Request: Set down word for word the lines running from the line with "Write a Python" to the line with "from matplotlib.ticker import MultipleLocator", ends included. Skip every picture.

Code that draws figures
--- --- ---
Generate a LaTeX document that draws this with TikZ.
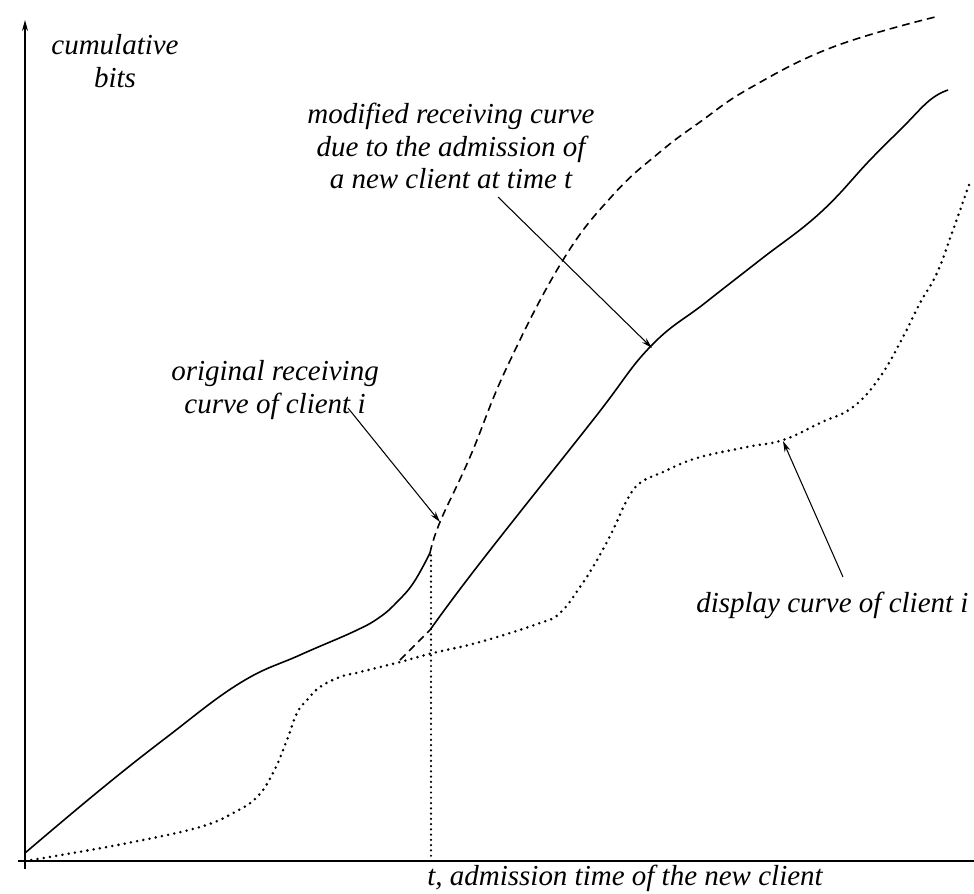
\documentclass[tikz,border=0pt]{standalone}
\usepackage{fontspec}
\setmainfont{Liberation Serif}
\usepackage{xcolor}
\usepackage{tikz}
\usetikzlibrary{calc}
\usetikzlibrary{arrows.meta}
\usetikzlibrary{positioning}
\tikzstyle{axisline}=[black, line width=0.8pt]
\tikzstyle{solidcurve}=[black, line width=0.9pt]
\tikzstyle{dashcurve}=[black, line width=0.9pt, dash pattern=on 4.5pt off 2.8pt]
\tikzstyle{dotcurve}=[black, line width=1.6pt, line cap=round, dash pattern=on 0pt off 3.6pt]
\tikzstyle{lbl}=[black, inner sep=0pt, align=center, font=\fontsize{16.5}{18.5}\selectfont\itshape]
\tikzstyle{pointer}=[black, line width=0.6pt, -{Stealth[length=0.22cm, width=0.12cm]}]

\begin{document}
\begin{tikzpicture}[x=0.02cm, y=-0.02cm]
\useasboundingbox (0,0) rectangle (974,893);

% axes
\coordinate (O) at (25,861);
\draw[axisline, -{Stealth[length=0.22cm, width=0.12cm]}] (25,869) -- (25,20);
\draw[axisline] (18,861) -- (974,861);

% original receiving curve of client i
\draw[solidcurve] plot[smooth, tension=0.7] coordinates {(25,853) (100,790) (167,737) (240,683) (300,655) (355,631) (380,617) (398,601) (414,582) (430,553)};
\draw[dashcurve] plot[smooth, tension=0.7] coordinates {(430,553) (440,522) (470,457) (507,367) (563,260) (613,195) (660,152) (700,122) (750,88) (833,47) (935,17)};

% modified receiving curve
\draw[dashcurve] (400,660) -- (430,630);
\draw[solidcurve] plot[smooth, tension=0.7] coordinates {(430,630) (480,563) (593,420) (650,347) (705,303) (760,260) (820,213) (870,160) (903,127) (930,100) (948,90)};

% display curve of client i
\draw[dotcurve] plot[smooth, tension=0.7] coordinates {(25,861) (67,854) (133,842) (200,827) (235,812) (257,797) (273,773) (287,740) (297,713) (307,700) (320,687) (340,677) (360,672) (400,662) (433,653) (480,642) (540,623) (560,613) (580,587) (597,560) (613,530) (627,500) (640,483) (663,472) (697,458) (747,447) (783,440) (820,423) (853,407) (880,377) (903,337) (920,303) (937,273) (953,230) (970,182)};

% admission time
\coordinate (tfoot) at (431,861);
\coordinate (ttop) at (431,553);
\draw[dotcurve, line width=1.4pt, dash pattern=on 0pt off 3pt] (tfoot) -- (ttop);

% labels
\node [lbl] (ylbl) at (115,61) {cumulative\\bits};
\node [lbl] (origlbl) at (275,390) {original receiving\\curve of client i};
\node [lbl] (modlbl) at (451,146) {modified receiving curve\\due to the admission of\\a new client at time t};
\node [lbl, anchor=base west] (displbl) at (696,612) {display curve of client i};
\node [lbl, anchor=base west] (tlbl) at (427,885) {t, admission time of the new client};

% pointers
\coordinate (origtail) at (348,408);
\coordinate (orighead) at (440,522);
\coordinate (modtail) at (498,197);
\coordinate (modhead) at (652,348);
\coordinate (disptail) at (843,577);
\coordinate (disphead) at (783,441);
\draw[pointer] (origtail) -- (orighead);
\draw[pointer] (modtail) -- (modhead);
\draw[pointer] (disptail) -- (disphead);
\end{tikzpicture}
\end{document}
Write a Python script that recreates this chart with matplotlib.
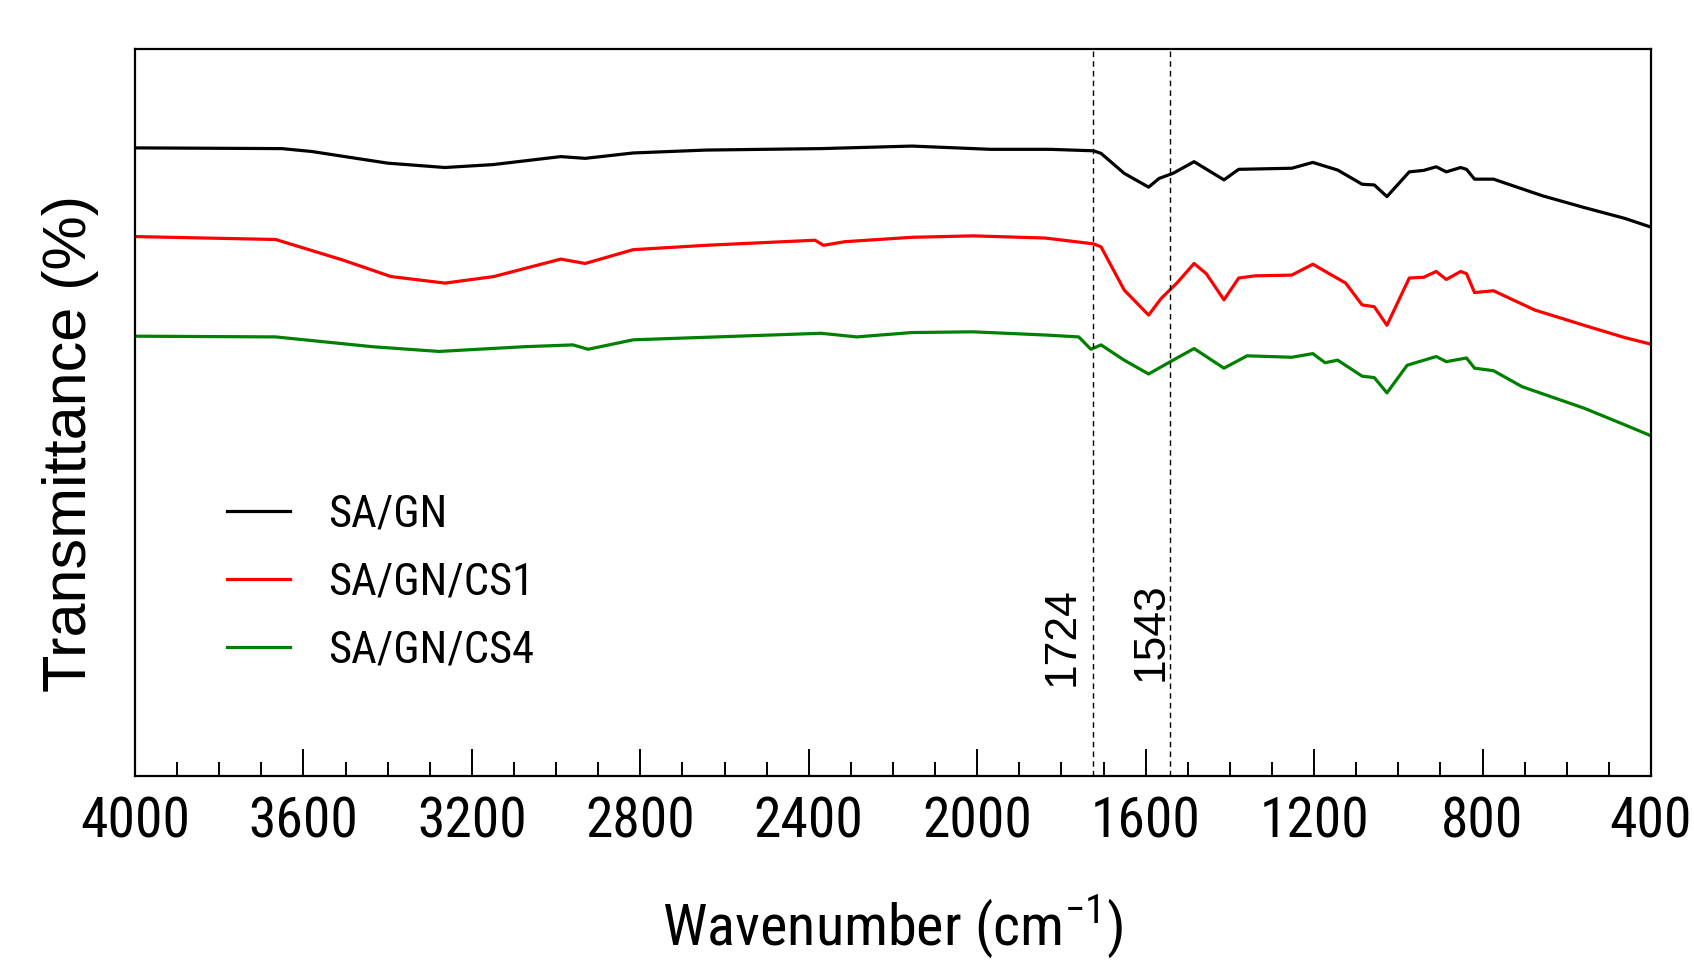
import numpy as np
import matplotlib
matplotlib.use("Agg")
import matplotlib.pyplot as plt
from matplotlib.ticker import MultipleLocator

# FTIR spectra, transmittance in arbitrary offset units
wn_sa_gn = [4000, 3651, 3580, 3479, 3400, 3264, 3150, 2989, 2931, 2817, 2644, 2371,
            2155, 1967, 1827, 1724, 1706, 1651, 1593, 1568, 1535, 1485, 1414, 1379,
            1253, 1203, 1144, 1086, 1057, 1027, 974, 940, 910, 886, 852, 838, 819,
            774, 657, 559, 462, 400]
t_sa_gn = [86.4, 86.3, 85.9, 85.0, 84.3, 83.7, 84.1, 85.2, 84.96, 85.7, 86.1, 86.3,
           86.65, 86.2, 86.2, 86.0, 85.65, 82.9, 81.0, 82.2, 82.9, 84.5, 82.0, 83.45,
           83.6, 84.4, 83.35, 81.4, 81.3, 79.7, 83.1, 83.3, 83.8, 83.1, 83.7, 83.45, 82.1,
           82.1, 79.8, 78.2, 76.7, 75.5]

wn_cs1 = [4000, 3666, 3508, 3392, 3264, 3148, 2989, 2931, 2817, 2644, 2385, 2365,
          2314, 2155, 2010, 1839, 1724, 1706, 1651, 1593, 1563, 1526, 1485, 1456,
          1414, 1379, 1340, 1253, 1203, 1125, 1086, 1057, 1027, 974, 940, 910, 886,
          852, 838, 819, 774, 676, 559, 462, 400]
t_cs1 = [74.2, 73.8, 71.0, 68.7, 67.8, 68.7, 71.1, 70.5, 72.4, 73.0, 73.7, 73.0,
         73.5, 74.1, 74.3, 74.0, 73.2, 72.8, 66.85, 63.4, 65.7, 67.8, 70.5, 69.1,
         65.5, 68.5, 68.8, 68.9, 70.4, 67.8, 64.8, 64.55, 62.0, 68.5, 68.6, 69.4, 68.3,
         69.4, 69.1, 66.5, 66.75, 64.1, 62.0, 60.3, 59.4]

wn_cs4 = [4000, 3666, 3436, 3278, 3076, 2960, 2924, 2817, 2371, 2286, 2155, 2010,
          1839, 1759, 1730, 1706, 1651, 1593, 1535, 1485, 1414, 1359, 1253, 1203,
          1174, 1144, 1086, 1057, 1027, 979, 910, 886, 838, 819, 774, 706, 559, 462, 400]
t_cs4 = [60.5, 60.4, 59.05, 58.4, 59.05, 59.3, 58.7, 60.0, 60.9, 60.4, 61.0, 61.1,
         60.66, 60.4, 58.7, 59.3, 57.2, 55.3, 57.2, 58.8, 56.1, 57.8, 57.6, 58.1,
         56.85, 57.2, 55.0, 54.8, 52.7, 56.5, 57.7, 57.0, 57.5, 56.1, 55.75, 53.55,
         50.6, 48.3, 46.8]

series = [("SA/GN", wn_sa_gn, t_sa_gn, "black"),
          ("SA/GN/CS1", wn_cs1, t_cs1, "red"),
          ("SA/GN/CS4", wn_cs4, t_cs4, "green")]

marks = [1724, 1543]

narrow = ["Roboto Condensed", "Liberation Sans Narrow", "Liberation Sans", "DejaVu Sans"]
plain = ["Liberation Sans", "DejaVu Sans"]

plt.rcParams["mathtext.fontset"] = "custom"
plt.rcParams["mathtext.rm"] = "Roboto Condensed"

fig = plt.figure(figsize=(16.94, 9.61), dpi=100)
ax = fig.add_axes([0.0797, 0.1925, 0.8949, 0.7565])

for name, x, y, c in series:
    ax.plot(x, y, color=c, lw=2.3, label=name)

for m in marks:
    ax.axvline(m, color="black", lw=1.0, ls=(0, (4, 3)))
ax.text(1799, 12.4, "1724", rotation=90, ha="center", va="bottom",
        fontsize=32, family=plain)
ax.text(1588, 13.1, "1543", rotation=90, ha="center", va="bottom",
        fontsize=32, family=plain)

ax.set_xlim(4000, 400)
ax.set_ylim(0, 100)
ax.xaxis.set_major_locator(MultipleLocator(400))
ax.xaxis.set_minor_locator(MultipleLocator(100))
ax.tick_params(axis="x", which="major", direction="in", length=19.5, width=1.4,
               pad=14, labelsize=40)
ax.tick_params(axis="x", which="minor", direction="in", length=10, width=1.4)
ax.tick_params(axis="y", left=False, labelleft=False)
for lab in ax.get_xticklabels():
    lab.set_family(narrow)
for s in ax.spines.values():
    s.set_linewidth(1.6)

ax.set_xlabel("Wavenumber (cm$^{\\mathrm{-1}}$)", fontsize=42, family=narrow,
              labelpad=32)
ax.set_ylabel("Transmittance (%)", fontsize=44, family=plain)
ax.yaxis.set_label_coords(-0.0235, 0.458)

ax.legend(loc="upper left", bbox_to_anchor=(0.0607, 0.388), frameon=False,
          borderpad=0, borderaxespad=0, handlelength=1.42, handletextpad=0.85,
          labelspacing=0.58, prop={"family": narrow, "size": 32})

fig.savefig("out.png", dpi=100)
--- --- ---
Solution for this exercise:
Write a Python script that recreates this chart with matplotlib.
import numpy as np
import matplotlib
matplotlib.use("Agg")
import matplotlib.pyplot as plt
from matplotlib.ticker import MultipleLocator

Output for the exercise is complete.